If you’ve done a showreel before in the past but it needs updating, your old reel is a good starting off point. I would suggest itemising everything that is in your current reel no matter how old it is; perhaps even put this list into a spreadsheet if you are keen on Excel? Then go through it systematically and mark up what you want to keep and what you want to lose. I find having these notes makes it a lot easier to come back at a later date as you will be stopping and starting work on this a lot.

In terms of the editing process, I would get as much footage on a timeline as possible and watch through everything, just looking for common themes within the footage. In Adobe Premiere I used markers on the timeline to help show the length of each section when editing. If you want to learn exactly how to do that there is a useful article here.

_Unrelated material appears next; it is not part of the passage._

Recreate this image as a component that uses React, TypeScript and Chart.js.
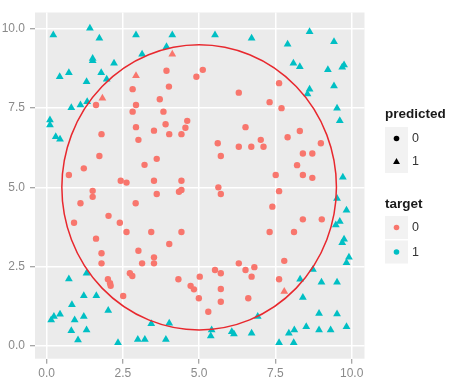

Once you have a basic assembly of the edit, start looking for some music before you begin heavily cutting bits out. I would personally avoid music with vocals but there are no rules, if it works for you and your style, go for it.

After you have your first edit I would ask friends and colleagues to view your work and ask for some constructive criticism. Even ask for some outside opinions from strangers on online forums if you think you can handle it. Try not to be too precious over things which is hard to say about your own work; just really listen to what other people are saying and make amendments accordingly. If something just really isn’t working don’t be afriad to let it go.

I also don’t think there is an ideal length. Perhaps at 2mins 30sec mine is slightly on the longer side but there really aren’t any hard fast rules. A drama director or actor will need a longer reel than perhaps an animator or colourist, just go with what feels right for your type of work.

Finally, a Showreel is never finished. It is an evolving phenomenon, so there is nothing stopping you from making additions and cutting things out again at anytime.